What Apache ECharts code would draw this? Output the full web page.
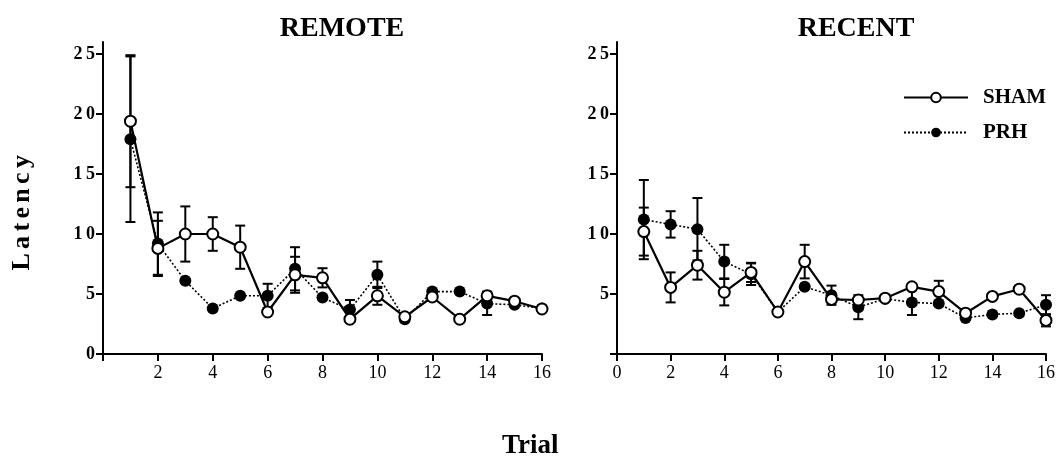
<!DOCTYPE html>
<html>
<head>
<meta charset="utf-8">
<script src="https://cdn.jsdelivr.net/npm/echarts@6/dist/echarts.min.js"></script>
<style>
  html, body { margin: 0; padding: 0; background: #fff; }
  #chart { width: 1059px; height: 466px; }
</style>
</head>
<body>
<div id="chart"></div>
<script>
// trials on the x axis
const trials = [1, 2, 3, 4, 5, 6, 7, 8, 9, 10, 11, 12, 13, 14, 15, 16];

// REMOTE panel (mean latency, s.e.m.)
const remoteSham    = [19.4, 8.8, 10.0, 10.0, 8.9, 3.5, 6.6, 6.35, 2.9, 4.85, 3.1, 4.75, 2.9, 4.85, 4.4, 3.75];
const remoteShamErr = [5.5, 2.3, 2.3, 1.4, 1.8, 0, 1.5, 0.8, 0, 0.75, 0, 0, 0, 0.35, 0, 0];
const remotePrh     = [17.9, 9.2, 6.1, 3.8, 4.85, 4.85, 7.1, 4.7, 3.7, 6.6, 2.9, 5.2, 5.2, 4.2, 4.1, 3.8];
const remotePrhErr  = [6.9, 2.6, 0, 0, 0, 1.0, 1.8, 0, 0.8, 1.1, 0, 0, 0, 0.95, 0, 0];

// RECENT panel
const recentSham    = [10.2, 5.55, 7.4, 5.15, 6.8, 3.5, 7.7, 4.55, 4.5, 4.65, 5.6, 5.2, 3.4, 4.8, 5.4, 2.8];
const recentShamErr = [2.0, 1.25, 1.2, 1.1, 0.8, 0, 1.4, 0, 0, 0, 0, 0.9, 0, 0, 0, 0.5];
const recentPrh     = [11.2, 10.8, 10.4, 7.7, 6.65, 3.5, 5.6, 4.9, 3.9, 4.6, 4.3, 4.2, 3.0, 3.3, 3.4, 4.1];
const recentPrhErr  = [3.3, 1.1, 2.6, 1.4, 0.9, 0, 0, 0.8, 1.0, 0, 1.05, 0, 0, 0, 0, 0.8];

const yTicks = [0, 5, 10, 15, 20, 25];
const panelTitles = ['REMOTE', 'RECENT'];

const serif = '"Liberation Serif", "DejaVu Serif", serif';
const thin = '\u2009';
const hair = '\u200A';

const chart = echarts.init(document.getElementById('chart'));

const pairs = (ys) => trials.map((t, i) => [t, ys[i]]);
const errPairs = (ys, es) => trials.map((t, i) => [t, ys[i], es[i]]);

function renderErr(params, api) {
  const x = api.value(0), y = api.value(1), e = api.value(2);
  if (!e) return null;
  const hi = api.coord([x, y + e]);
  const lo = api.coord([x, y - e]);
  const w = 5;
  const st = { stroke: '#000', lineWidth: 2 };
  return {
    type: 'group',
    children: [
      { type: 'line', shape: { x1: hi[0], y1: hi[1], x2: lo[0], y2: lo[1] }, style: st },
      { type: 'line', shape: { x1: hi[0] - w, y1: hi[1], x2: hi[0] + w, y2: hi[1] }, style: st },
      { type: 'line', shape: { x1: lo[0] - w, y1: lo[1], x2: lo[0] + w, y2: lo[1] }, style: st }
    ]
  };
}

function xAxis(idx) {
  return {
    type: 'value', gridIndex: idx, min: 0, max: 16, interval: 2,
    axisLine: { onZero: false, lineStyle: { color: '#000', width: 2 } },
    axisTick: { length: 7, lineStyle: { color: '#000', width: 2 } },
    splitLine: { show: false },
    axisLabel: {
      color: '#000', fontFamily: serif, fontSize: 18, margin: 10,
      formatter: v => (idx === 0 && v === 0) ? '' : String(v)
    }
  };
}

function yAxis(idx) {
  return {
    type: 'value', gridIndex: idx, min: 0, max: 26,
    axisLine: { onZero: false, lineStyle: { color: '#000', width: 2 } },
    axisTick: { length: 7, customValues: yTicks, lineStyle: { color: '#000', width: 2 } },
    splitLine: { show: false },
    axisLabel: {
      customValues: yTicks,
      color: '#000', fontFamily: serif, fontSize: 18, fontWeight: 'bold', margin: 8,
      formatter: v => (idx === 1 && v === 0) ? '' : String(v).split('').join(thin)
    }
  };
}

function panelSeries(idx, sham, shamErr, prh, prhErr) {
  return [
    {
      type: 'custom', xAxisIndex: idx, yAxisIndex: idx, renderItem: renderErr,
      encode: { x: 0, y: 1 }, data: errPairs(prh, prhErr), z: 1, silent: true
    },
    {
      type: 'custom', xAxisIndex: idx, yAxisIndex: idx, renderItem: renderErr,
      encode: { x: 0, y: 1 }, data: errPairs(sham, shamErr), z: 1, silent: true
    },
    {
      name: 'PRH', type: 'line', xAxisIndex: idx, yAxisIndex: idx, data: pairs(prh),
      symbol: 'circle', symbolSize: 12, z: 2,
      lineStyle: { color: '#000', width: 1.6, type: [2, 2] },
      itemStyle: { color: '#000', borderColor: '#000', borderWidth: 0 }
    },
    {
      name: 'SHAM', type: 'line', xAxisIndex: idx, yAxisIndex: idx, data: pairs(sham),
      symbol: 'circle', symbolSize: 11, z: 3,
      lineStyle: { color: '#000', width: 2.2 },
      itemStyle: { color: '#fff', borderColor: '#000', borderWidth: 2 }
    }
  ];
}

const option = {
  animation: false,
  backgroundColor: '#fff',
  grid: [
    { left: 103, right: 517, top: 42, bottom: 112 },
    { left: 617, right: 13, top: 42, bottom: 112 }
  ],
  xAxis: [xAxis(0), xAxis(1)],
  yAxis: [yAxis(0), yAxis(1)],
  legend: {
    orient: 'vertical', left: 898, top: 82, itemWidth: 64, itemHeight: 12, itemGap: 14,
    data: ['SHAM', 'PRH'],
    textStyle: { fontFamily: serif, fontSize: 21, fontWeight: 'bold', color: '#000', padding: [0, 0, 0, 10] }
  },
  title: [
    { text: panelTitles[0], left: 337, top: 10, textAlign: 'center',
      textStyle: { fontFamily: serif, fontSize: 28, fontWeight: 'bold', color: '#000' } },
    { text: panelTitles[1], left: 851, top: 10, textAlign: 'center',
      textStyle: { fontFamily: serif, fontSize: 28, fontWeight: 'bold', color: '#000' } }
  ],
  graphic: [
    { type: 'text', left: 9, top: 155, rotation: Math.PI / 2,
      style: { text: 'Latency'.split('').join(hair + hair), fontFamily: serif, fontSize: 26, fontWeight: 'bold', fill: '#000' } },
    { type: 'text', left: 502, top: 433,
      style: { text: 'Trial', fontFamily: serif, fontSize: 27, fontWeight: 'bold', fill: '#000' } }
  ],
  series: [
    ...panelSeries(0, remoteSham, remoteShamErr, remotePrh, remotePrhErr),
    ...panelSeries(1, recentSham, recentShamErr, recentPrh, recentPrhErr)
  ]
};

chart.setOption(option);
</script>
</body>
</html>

____

THE EXERCISE:
Omit each picture, then return all of the listing exactly as it stands.

ANSWER:
What Apache ECharts code would draw this? Output the full web page.
<!DOCTYPE html>
<html>
<head>
<meta charset="utf-8">
<script src="https://cdn.jsdelivr.net/npm/echarts@6/dist/echarts.min.js"></script>
<style>
  html, body { margin: 0; padding: 0; background: #fff; }
  #chart { width: 1059px; height: 466px; }
</style>
</head>
<body>
<div id="chart"></div>
<script>
// trials on the x axis
const trials = [1, 2, 3, 4, 5, 6, 7, 8, 9, 10, 11, 12, 13, 14, 15, 16];

// REMOTE panel (mean latency, s.e.m.)
const remoteSham    = [19.4, 8.8, 10.0, 10.0, 8.9, 3.5, 6.6, 6.35, 2.9, 4.85, 3.1, 4.75, 2.9, 4.85, 4.4, 3.75];
const remoteShamErr = [5.5, 2.3, 2.3, 1.4, 1.8, 0, 1.5, 0.8, 0, 0.75, 0, 0, 0, 0.35, 0, 0];
const remotePrh     = [17.9, 9.2, 6.1, 3.8, 4.85, 4.85, 7.1, 4.7, 3.7, 6.6, 2.9, 5.2, 5.2, 4.2, 4.1, 3.8];
const remotePrhErr  = [6.9, 2.6, 0, 0, 0, 1.0, 1.8, 0, 0.8, 1.1, 0, 0, 0, 0.95, 0, 0];

// RECENT panel
const recentSham    = [10.2, 5.55, 7.4, 5.15, 6.8, 3.5, 7.7, 4.55, 4.5, 4.65, 5.6, 5.2, 3.4, 4.8, 5.4, 2.8];
const recentShamErr = [2.0, 1.25, 1.2, 1.1, 0.8, 0, 1.4, 0, 0, 0, 0, 0.9, 0, 0, 0, 0.5];
const recentPrh     = [11.2, 10.8, 10.4, 7.7, 6.65, 3.5, 5.6, 4.9, 3.9, 4.6, 4.3, 4.2, 3.0, 3.3, 3.4, 4.1];
const recentPrhErr  = [3.3, 1.1, 2.6, 1.4, 0.9, 0, 0, 0.8, 1.0, 0, 1.05, 0, 0, 0, 0, 0.8];

const yTicks = [0, 5, 10, 15, 20, 25];
const panelTitles = ['REMOTE', 'RECENT'];

const serif = '"Liberation Serif", "DejaVu Serif", serif';
const thin = '\u2009';
const hair = '\u200A';

const chart = echarts.init(document.getElementById('chart'));

const pairs = (ys) => trials.map((t, i) => [t, ys[i]]);
const errPairs = (ys, es) => trials.map((t, i) => [t, ys[i], es[i]]);

function renderErr(params, api) {
  const x = api.value(0), y = api.value(1), e = api.value(2);
  if (!e) return null;
  const hi = api.coord([x, y + e]);
  const lo = api.coord([x, y - e]);
  const w = 5;
  const st = { stroke: '#000', lineWidth: 2 };
  return {
    type: 'group',
    children: [
      { type: 'line', shape: { x1: hi[0], y1: hi[1], x2: lo[0], y2: lo[1] }, style: st },
      { type: 'line', shape: { x1: hi[0] - w, y1: hi[1], x2: hi[0] + w, y2: hi[1] }, style: st },
      { type: 'line', shape: { x1: lo[0] - w, y1: lo[1], x2: lo[0] + w, y2: lo[1] }, style: st }
    ]
  };
}

function xAxis(idx) {
  return {
    type: 'value', gridIndex: idx, min: 0, max: 16, interval: 2,
    axisLine: { onZero: false, lineStyle: { color: '#000', width: 2 } },
    axisTick: { length: 7, lineStyle: { color: '#000', width: 2 } },
    splitLine: { show: false },
    axisLabel: {
      color: '#000', fontFamily: serif, fontSize: 18, margin: 10,
      formatter: v => (idx === 0 && v === 0) ? '' : String(v)
    }
  };
}

function yAxis(idx) {
  return {
    type: 'value', gridIndex: idx, min: 0, max: 26,
    axisLine: { onZero: false, lineStyle: { color: '#000', width: 2 } },
    axisTick: { length: 7, customValues: yTicks, lineStyle: { color: '#000', width: 2 } },
    splitLine: { show: false },
    axisLabel: {
      customValues: yTicks,
      color: '#000', fontFamily: serif, fontSize: 18, fontWeight: 'bold', margin: 8,
      formatter: v => (idx === 1 && v === 0) ? '' : String(v).split('').join(thin)
    }
  };
}

function panelSeries(idx, sham, shamErr, prh, prhErr) {
  return [
    {
      type: 'custom', xAxisIndex: idx, yAxisIndex: idx, renderItem: renderErr,
      encode: { x: 0, y: 1 }, data: errPairs(prh, prhErr), z: 1, silent: true
    },
    {
      type: 'custom', xAxisIndex: idx, yAxisIndex: idx, renderItem: renderErr,
      encode: { x: 0, y: 1 }, data: errPairs(sham, shamErr), z: 1, silent: true
    },
    {
      name: 'PRH', type: 'line', xAxisIndex: idx, yAxisIndex: idx, data: pairs(prh),
      symbol: 'circle', symbolSize: 12, z: 2,
      lineStyle: { color: '#000', width: 1.6, type: [2, 2] },
      itemStyle: { color: '#000', borderColor: '#000', borderWidth: 0 }
    },
    {
      name: 'SHAM', type: 'line', xAxisIndex: idx, yAxisIndex: idx, data: pairs(sham),
      symbol: 'circle', symbolSize: 11, z: 3,
      lineStyle: { color: '#000', width: 2.2 },
      itemStyle: { color: '#fff', borderColor: '#000', borderWidth: 2 }
    }
  ];
}

const option = {
  animation: false,
  backgroundColor: '#fff',
  grid: [
    { left: 103, right: 517, top: 42, bottom: 112 },
    { left: 617, right: 13, top: 42, bottom: 112 }
  ],
  xAxis: [xAxis(0), xAxis(1)],
  yAxis: [yAxis(0), yAxis(1)],
  legend: {
    orient: 'vertical', left: 898, top: 82, itemWidth: 64, itemHeight: 12, itemGap: 14,
    data: ['SHAM', 'PRH'],
    textStyle: { fontFamily: serif, fontSize: 21, fontWeight: 'bold', color: '#000', padding: [0, 0, 0, 10] }
  },
  title: [
    { text: panelTitles[0], left: 337, top: 10, textAlign: 'center',
      textStyle: { fontFamily: serif, fontSize: 28, fontWeight: 'bold', color: '#000' } },
    { text: panelTitles[1], left: 851, top: 10, textAlign: 'center',
      textStyle: { fontFamily: serif, fontSize: 28, fontWeight: 'bold', color: '#000' } }
  ],
  graphic: [
    { type: 'text', left: 9, top: 155, rotation: Math.PI / 2,
      style: { text: 'Latency'.split('').join(hair + hair), fontFamily: serif, fontSize: 26, fontWeight: 'bold', fill: '#000' } },
    { type: 'text', left: 502, top: 433,
      style: { text: 'Trial', fontFamily: serif, fontSize: 27, fontWeight: 'bold', fill: '#000' } }
  ],
  series: [
    ...panelSeries(0, remoteSham, remoteShamErr, remotePrh, remotePrhErr),
    ...panelSeries(1, recentSham, recentShamErr, recentPrh, recentPrhErr)
  ]
};

chart.setOption(option);
</script>
</body>
</html>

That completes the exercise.